Hawley was born in Stewartsville, North Carolina, where his father, a native of Connecticut, was pastor of a Baptist church. The father returned to Connecticut in 1837 and the son graduated from Hamilton College in 1847. He was admitted to the bar in 1850, and practised in Hartford, Connecticut for six years.

Opposition to

An ardent opponent of slavery, Hawley became a Free Soiler, was a delegate to the National Convention which nominated John Parker Hale for the presidency in 1852, and subsequently served as chairman of the party's State Committee and editor of the party's newspaper, the Charter Oak. In 1856 he took a leading part in organizing the Republican Party in Connecticut, and in 1857 became editor of the Hartford Evening Press, a newly established Republican newspaper.

Army service

He served in the Federal army with distinction throughout the Civil War, rising from the rank of captain to that of brevet major-general of volunteers.

Post war

After the war, Hawley served as governor of Connecticut from April 1866 to April 1867. A few months after stepping down from that office, he bought the Hartford Courant newspaper, which he combined with the Press. Under his editorship, this became the most influential newspaper in Connecticut and one of the leading Republican papers in the country.

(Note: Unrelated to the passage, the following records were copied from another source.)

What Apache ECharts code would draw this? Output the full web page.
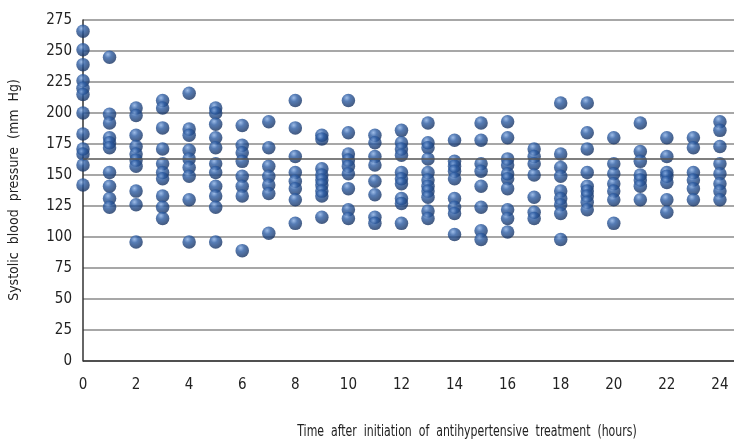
<!DOCTYPE html>
<html><head><meta charset="utf-8">
<script src="https://cdn.jsdelivr.net/npm/echarts@6/dist/echarts.min.js"></script>
<style>html,body{margin:0;padding:0;background:#fff}#c{width:734px;height:441px}</style>
</head><body><div id="c"></div>
<script>
const hours = [0,1,2,3,4,5,6,7,8,9,10,11,12,13,14,15,16,17,18,19,20,21,22,23,24];
const sbp0  = [266,251,239,226,220,215,200,183,171,167,158,142];
const sbp1  = [245,199,192,180,176,172,152,141,131,124];
const sbp2  = [204,198,182,173,167,162,157,137,126,96];
const sbp3  = [210,204,188,171,159,152,147,133,124,115];
const sbp4  = [216,187,182,170,163,156,149,130,96];
const sbp5  = [204,200,191,180,172,159,152,141,133,124,96];
const sbp6  = [190,174,168,161,149,141,133,89];
const sbp7  = [193,172,157,149,142,135,103];
const sbp8  = [210,188,165,152,145,139,130,111];
const sbp9  = [182,179,155,150,146,142,137,133,116];
const sbp10 = [210,184,167,162,157,151,139,122,115];
const sbp11 = [182,176,165,158,145,134,116,111];
const sbp12 = [186,176,171,166,152,147,143,131,127,111];
const sbp13 = [192,176,172,163,152,146,141,137,132,121,115];
const sbp14 = [178,161,157,153,147,131,124,119,102];
const sbp15 = [192,178,159,153,141,124,105,98];
const sbp16 = [193,180,163,158,151,147,139,122,115,104];
const sbp17 = [171,165,159,150,132,120,115];
const sbp18 = [208,167,156,149,137,131,126,119,98];
const sbp19 = [208,184,171,152,141,137,133,128,122];
const sbp20 = [180,159,151,143,137,130,111];
const sbp21 = [192,169,161,150,146,141,130];
const sbp22 = [180,165,152,149,144,130,120];
const sbp23 = [180,172,152,146,139,130];
const sbp24 = [193,186,173,159,151,143,137,130];
const sbpByHour = [sbp0,sbp1,sbp2,sbp3,sbp4,sbp5,sbp6,sbp7,sbp8,sbp9,sbp10,sbp11,sbp12,sbp13,sbp14,sbp15,sbp16,sbp17,sbp18,sbp19,sbp20,sbp21,sbp22,sbp23,sbp24];
const refLine = 163;
const yTicks = [0,25,50,75,100,125,150,175,200,225,250,275];
const xTitle = 'Time  after  initiation  of  antihypertensive  treatment  (hours)';
const yTitle = 'Systolic  blood  pressure  (mm  Hg)';

const points = [];
hours.forEach((h,i)=>sbpByHour[i].forEach(v=>points.push([h,v])));

const FONT = '"DejaVu Sans Condensed",sans-serif';
const chart = echarts.init(document.getElementById('c'));
chart.setOption({
  animation:false,
  backgroundColor:'#fff',
  grid:{left:83,right:0,top:20,bottom:80,containLabel:false,outerBoundsMode:'none'},
  xAxis:{type:'value',min:0,max:24.53,interval:2,
    axisLine:{show:false},axisTick:{show:false},splitLine:{show:false},
    axisLabel:{color:'#222',fontSize:15,fontFamily:FONT,margin:17,
      formatter:v=>(Math.abs(v%2)<1e-6 && v<=24)?String(v):''}},
  yAxis:{type:'value',min:0,max:275,interval:25,
    axisLine:{show:true,lineStyle:{color:'#333',width:1.5}},axisTick:{show:false},
    splitLine:{show:true,lineStyle:{color:'#8a8a8a',width:1.5}},
    axisLabel:{color:'#222',fontSize:15,fontFamily:FONT,margin:11,
      formatter:v=>yTicks.includes(v)?String(v):''}},
  graphic:[
    {type:'text',x:467,y:432,scaleX:0.76,originX:0,originY:0,
      style:{text:xTitle,textAlign:'center',textVerticalAlign:'middle',fill:'#222',fontSize:16,fontFamily:FONT}},
    {type:'text',x:14,y:190,rotation:Math.PI/2,
      style:{text:yTitle,textAlign:'center',textVerticalAlign:'middle',fill:'#222',fontSize:14,fontFamily:FONT}},
    {type:'line',shape:{x1:83,y1:361,x2:734,y2:361},style:{stroke:'#333',lineWidth:1.5},z:10}],
  series:[{type:'scatter',data:points,symbolSize:13.5,
    itemStyle:{color:new echarts.graphic.RadialGradient(0.38,0.3,0.75,[
      {offset:0,color:'#86acE2'},{offset:0.35,color:'#2c5ca3'},{offset:1,color:'#132d5a'}])},
    markLine:{silent:true,symbol:'none',label:{show:false},
      lineStyle:{color:'#555',width:1.5,type:'solid'},data:[{yAxis:refLine}]}}]
});
</script></body></html>
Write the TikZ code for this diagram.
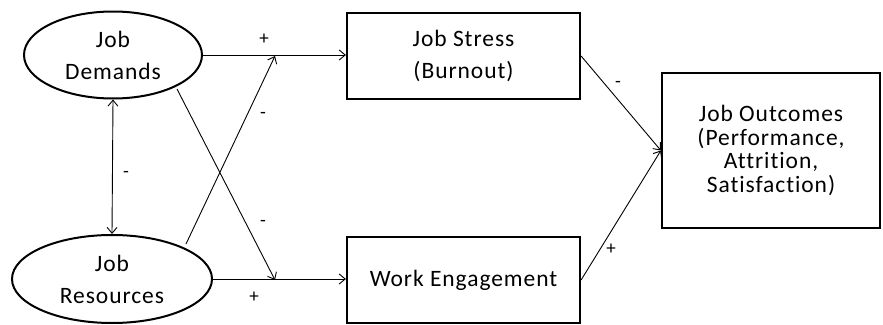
\documentclass[tikz,border=0pt]{standalone}
\usepackage{fontspec}
\setmainfont{Carlito}[LetterSpace=4,Ligatures={NoCommon}]
\usetikzlibrary{shapes.geometric,arrows.meta}
\begin{document}
\begin{tikzpicture}[x=1pt,y=-1pt,
  every node/.style={font=\fontsize{23.5}{32}\selectfont, text=black},
  latent/.style={draw, ellipse, line width=2pt, inner sep=0pt, align=center},
  boxnode/.style={draw, rectangle, line width=2.2pt, inner sep=0pt, align=center},
  conn/.style={line width=0.9pt, -{Straight Barb[length=6pt,width=10pt]}},
  sign/.style={inner sep=0pt, font=\fontsize{19}{20}\selectfont}]
\useasboundingbox (0,0) rectangle (883,324);
\node[latent, minimum width=178pt, minimum height=87pt] (dem) at (113,55) {Job\\Demands};
\node[latent, minimum width=200pt, minimum height=88pt] (res) at (112,279) {Job\\Resources};
\node[boxnode, minimum width=233pt, minimum height=86pt] (stress) at (463.5,56) {Job Stress\\(Burnout)};
\node[boxnode, minimum width=233pt, minimum height=86pt] (work) at (463.5,280) {Work Engagement};
\node[boxnode, minimum width=218pt, minimum height=155pt, font=\fontsize{23.5}{23.5}\selectfont] (out) at (771,150.5) {Job Outcomes\\(Performance,\\Attrition,\\Satisfaction)};
\coordinate (c1) at (275,56);
\coordinate (c2) at (275,280);
\coordinate (dlow) at (177,89);
\coordinate (rup) at (186,244);
\draw[conn] (dem.east) -- (dem.east -| stress.west);
\draw[conn] (res.east) -- (res.east -| work.west);
\draw[conn, {Straight Barb[length=6pt,width=10pt]}-{Straight Barb[length=6pt,width=10pt]}] (dem.south) -- (res.north);
\draw[conn] (dlow) -- (c2);
\draw[conn] (rup) -- (c1);
\draw[conn] (stress.east) -- (out.west);
\draw[conn] (work.east) -- (out.west);
\node[sign] (p1) at (264,39) {+};
\node[sign] (p2) at (254,297) {+};
\node[sign] (m1) at (126,174) {-};
\node[sign] (m2) at (263,115) {-};
\node[sign] (m3) at (263,223) {-};
\node[sign] (m4) at (618,84) {-};
\node[sign] (p3) at (611,249) {+};
\end{tikzpicture}
\end{document}
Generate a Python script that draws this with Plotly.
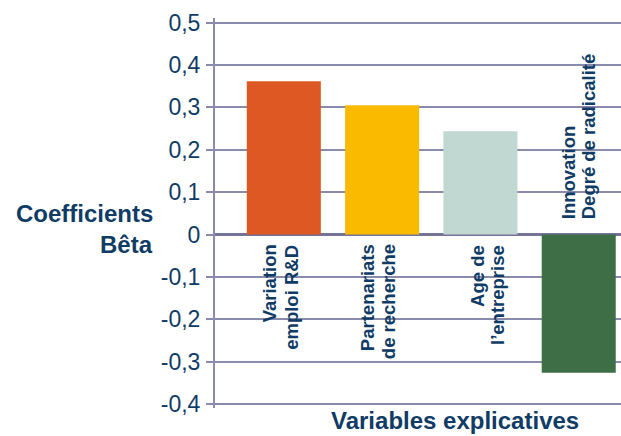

From 1873 to 1876, Hawley served as president of the United States Centennial Commission, which planned and ran the Centennial Exhibition in Philadelphia.

Hawley was the permanent chairman of the Republican National Convention in 1868, was a delegate to the conventions of 1872, 1876 and 1880, was a member of Congress from December 1872 until March 1875 and again in 1879-1881, and was a United States senator from 1901 until March 3, 1905, being one of the Republican leaders both in the House and the Senate.

He died at Washington, DC, two weeks after stepping down from the Senate.